COMBIEN TU M’AIMES ? (2005)


Nous sommes au beau milieu de la période la moins enthousiasmante du cinéaste. Après les échecs successifs de Mon homme, Les acteurs et Les côtelettes, Blier enchaine avec ce Combien tu m’aimes ? qui ne va malheureusement pas mieux fonctionner que les précédents. Conçu comme un véritable hymne à la beauté de Monica Bellucci, le cinéaste perd beaucoup de son sens de la nuance et de sa subtilité en nous contant l’histoire de cette prostituée à laquelle un bonhomme solitaire et amoureux, nouvellement riche, va proposer de devenir sa femme contre rémunération. Blier joue l’air de Pretty woman avec ses notes à lui. Bien sûr, on retrouve toujours son style, quelques dialogues enlevés, des personnages secondaires qui font mouche, mais le film parait dépassé et parfois même vulgaire. La poésie de son auteur n’est plus de mise. Le duo Bellucci-Bernard Campan était idéal sur le papier, mais à l’écran c’est autre chose. Une chose qui ne prend pas. Depardieu campe un souteneur au grand cœur, un salaud attachant comme il sait très bien le faire. Blier parle d’amour mais le cœur n’y est pas vraiment. Dommage.

CONVOI EXCEPTIONNEL (2019)


La dernière décennie fut compliquée pour Blier et le financement de ses projets. Ce Convoi exceptionnel s’est fait difficilement. Après Le bruit des glaçons (en 2010) qui avait un peu ravivé la flamme entre Blier et son public, le cinéaste aura mis neuf ans avant de pouvoir retrouver les salles de cinéma. Le projet Convoi exceptionnel a de quoi séduire : un duo Depardieu-Clavier (dont on sait depuis Les anges gardiens et les deux premiers Astérix qu’il sait être formidable) et un postulat de départ jubilatoire avec lequel on imagine que Blier va faire des étincelles. Le film suit deux personnages jouant le scénario de leur vie dont ils découvrent les pages au fil du récit. Des destins écrits par des auteurs dont ils ignorent tout. Une vie qui ne leur appartient finalement pas, à moins que… Blier, roi de la mise en abime, maitre en situation décalée et poète accompli, avait de quoi s’amuser avec ce postulat. Hélas… le film perd de son intérêt au fil des minutes et ne tient jamais les promesses entrevues par le spectateur lors de la mise en place du récit.
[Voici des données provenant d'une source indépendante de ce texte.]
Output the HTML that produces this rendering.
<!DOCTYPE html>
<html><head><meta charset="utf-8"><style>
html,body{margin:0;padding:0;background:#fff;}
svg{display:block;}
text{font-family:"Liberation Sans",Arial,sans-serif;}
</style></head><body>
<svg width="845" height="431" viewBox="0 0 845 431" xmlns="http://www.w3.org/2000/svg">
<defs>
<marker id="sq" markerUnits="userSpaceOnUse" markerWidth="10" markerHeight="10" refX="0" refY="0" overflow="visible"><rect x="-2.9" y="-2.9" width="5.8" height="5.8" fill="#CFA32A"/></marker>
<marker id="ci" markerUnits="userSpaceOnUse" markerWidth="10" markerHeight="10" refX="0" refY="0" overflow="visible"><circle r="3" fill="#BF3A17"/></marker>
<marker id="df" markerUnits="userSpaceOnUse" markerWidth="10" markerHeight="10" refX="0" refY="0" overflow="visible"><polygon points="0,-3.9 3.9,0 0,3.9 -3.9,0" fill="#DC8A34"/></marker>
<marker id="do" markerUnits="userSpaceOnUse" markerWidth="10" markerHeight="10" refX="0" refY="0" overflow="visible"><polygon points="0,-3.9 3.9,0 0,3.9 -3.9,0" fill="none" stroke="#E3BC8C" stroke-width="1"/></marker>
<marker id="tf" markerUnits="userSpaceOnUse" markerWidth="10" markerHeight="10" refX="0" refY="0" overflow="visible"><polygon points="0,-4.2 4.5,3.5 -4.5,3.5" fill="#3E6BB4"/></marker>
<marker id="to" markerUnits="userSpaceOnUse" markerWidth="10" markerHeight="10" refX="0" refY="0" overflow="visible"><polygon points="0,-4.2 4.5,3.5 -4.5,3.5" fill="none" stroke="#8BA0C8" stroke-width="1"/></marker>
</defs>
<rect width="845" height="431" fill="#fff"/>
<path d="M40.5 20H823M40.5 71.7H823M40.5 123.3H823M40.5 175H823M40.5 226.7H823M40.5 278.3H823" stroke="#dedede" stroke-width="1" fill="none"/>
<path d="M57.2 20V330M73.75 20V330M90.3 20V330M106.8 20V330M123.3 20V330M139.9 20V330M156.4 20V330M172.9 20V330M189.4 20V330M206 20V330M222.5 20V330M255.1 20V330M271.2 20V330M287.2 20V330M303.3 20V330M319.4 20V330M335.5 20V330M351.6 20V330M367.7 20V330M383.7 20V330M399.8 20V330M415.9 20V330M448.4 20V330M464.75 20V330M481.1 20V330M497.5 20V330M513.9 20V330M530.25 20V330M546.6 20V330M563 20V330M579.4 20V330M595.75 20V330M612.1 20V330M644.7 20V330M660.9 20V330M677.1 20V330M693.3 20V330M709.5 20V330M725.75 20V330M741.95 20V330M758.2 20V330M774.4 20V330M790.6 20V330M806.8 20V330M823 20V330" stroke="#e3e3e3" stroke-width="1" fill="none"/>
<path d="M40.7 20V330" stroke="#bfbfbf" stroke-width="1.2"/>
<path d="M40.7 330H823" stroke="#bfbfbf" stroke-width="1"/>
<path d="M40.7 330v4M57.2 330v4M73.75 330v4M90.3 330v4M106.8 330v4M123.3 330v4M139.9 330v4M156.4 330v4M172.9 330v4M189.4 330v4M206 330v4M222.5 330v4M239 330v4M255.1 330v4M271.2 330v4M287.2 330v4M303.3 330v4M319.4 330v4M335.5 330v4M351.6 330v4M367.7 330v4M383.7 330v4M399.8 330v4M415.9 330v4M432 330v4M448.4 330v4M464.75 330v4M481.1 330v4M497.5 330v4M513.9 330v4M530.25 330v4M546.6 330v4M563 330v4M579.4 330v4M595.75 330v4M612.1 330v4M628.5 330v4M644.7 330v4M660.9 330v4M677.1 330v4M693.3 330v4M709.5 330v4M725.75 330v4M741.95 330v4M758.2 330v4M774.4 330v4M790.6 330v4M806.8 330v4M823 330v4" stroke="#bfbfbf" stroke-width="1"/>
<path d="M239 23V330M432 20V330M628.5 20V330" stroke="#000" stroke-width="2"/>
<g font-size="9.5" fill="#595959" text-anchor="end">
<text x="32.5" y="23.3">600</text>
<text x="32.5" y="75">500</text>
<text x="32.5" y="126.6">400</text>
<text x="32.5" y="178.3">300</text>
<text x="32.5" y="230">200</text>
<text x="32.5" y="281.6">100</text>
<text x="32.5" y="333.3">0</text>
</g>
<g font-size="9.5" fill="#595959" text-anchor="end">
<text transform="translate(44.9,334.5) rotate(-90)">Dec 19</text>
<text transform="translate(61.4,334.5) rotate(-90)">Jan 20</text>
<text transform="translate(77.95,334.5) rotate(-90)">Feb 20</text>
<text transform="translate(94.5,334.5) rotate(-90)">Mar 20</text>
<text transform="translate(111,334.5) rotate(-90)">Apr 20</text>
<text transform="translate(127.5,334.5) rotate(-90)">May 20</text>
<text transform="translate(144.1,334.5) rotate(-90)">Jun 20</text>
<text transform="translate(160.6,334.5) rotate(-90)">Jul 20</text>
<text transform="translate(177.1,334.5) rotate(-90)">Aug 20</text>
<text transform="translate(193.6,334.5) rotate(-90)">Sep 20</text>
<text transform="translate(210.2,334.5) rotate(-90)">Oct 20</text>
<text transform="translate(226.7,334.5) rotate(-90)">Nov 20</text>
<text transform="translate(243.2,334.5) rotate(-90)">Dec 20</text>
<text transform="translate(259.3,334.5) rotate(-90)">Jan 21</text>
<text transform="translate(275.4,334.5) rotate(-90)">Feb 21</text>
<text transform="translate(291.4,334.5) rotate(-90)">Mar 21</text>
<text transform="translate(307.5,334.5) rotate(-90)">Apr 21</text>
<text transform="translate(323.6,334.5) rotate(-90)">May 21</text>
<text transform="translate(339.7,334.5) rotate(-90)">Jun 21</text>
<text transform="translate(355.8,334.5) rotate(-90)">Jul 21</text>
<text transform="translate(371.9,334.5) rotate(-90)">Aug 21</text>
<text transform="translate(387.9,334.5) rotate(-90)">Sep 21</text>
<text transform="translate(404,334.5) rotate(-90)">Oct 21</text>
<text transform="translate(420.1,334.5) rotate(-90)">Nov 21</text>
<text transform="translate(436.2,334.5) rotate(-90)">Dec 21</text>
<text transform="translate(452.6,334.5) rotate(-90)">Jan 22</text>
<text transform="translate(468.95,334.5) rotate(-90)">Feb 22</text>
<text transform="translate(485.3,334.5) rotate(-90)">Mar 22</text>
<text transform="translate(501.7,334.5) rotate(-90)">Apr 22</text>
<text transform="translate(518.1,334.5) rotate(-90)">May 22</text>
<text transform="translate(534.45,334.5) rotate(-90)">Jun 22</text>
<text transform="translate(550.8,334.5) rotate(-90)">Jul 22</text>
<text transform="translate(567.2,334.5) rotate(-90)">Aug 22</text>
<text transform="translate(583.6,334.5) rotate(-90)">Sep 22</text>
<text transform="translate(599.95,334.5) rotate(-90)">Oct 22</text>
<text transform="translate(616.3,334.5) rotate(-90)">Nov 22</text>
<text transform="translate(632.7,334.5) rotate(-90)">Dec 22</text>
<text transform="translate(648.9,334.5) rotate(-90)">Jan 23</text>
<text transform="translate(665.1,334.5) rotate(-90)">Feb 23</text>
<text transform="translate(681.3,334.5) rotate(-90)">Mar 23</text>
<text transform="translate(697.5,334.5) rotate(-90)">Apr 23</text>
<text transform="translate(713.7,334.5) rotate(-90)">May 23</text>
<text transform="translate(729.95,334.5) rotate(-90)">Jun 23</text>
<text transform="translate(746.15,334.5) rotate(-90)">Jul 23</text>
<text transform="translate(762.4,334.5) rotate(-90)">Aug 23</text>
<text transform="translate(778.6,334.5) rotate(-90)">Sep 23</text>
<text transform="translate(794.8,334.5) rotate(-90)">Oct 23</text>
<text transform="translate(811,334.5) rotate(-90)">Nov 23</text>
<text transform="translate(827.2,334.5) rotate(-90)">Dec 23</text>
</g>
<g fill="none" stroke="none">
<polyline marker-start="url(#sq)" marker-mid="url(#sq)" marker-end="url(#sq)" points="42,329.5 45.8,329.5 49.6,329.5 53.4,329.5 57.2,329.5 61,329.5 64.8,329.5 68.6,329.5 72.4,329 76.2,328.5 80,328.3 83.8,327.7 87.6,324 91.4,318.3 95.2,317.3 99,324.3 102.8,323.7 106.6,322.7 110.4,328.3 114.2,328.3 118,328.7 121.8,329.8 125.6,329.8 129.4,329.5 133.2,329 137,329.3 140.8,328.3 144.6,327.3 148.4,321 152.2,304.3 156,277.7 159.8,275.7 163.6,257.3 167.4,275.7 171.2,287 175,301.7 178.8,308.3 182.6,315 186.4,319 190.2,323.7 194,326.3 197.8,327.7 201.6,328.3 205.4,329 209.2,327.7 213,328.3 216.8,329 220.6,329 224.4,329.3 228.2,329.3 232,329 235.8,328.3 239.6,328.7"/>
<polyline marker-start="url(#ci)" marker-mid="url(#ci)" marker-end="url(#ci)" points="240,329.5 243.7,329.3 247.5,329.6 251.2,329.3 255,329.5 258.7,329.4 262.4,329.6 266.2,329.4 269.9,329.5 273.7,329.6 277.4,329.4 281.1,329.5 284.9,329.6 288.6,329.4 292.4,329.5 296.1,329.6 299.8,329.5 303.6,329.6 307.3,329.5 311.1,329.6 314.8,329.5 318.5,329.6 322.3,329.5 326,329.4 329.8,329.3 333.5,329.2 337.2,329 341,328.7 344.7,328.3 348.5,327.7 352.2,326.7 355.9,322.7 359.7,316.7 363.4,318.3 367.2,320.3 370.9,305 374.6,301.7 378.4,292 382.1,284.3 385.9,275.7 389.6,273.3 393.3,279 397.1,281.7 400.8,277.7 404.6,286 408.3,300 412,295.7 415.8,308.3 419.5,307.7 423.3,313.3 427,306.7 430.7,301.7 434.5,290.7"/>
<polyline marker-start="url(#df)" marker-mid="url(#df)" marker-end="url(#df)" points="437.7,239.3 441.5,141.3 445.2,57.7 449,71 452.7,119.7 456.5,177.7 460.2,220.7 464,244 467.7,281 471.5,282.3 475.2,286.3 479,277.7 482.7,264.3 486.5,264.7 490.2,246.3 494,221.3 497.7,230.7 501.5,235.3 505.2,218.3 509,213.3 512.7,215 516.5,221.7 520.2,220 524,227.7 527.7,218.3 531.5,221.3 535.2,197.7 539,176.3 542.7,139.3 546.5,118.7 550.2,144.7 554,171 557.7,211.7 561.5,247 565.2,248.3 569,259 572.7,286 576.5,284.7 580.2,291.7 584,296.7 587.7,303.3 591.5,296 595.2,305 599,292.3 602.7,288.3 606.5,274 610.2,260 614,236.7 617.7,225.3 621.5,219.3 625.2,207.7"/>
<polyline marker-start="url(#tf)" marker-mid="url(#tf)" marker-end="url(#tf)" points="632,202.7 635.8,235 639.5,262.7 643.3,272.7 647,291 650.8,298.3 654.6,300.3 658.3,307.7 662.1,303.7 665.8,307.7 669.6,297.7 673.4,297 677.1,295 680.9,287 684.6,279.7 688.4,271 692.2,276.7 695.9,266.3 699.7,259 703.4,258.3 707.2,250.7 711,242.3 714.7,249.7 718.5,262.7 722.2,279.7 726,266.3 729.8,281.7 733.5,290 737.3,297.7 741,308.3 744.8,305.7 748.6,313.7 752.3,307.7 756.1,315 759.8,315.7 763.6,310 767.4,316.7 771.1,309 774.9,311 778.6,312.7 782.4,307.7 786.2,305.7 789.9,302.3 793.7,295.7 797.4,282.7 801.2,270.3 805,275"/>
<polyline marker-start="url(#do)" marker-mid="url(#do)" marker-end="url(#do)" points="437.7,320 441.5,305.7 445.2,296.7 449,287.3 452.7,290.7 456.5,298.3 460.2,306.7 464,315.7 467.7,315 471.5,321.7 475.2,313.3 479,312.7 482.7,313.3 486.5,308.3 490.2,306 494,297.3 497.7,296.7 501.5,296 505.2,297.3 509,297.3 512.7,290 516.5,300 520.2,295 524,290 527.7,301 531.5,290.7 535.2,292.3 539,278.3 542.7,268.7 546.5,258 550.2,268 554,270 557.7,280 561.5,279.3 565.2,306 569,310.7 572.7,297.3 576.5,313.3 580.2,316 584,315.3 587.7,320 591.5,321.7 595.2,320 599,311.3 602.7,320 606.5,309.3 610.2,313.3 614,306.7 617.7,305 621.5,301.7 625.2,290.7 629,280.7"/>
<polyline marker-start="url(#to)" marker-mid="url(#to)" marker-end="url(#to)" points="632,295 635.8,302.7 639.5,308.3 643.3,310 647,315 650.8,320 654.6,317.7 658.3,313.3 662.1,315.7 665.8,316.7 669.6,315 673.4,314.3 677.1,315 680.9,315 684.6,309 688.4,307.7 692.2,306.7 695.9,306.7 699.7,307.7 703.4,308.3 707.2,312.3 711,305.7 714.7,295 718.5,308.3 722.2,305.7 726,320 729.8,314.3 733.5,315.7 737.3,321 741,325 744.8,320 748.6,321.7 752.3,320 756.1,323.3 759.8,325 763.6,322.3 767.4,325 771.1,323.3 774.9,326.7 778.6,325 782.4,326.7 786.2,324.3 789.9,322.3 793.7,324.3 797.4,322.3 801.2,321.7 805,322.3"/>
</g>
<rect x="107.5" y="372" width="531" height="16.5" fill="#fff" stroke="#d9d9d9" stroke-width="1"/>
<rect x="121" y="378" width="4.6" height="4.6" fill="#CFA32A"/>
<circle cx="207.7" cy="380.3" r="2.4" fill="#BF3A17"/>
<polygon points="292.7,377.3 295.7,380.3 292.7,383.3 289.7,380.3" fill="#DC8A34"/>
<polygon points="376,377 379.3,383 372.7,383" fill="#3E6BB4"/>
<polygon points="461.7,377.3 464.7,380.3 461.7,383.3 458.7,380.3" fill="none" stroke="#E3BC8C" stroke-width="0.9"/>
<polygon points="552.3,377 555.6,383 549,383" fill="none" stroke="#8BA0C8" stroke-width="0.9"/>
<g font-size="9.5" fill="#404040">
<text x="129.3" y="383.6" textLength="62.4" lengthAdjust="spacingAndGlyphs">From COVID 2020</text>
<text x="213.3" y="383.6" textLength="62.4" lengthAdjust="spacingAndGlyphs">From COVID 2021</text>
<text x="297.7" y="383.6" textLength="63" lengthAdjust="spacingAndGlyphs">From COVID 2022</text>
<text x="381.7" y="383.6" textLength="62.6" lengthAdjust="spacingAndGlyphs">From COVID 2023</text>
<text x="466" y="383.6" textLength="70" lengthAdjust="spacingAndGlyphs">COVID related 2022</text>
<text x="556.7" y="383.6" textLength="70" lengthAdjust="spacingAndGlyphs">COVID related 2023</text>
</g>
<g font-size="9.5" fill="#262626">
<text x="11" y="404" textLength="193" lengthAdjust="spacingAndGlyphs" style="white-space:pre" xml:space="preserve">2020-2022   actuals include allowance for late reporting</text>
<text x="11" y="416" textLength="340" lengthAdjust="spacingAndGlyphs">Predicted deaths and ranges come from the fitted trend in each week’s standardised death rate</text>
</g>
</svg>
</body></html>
Tout comme les personnages, Blier ne semble pas savoir où il va. On sent bien le désir de retrouver un esprit d’antan, on sent bien des traces de Blier, des hommages à des films qu’il aime, on reconnait sa patte et le film a des fulgurances grâce, une fois encore, à de jolis personnages secondaires, mais l’essentiel n’y est pas. Le film parait être une pale illustration du talent de son auteur. Le convoi traine et n’arrive nulle part. Malgré tout, ce Convoi exceptionnel ne nous empêche pas de continuer à aimer et admirer Bertrand Blier.

Neuf collaborations unissent Bertrand Blier et Gérard Depardieu à ce jour, parmi lesquelles nous trouvons des films cultes qui ont véritablement modifié le paysage cinématographique français. Ce ton irrévérencieux, provocateur mais toujours rempli de tendresse a envahi nos écrans dans les années 70 et a révélé un des plus grands acteurs du 7ème art ainsi qu’un auteur majeur. Un auteur qui a su pendant un temps se renouveler magnifiquement. Si les derniers films du duo ont moins convaincu la profession et le public, il n’empêche que la petite musique de Bertrand Blier reste toujours unique en son genre. Quelle que soit leur réussite, les films de Blier détonnent toujours, et ça reste une qualité. Rien que pour ça, personnellement, je rêverais bien d’une dixième association.

Buffet froid revient dans les salles de cinéma à partir du 26 avril 2023.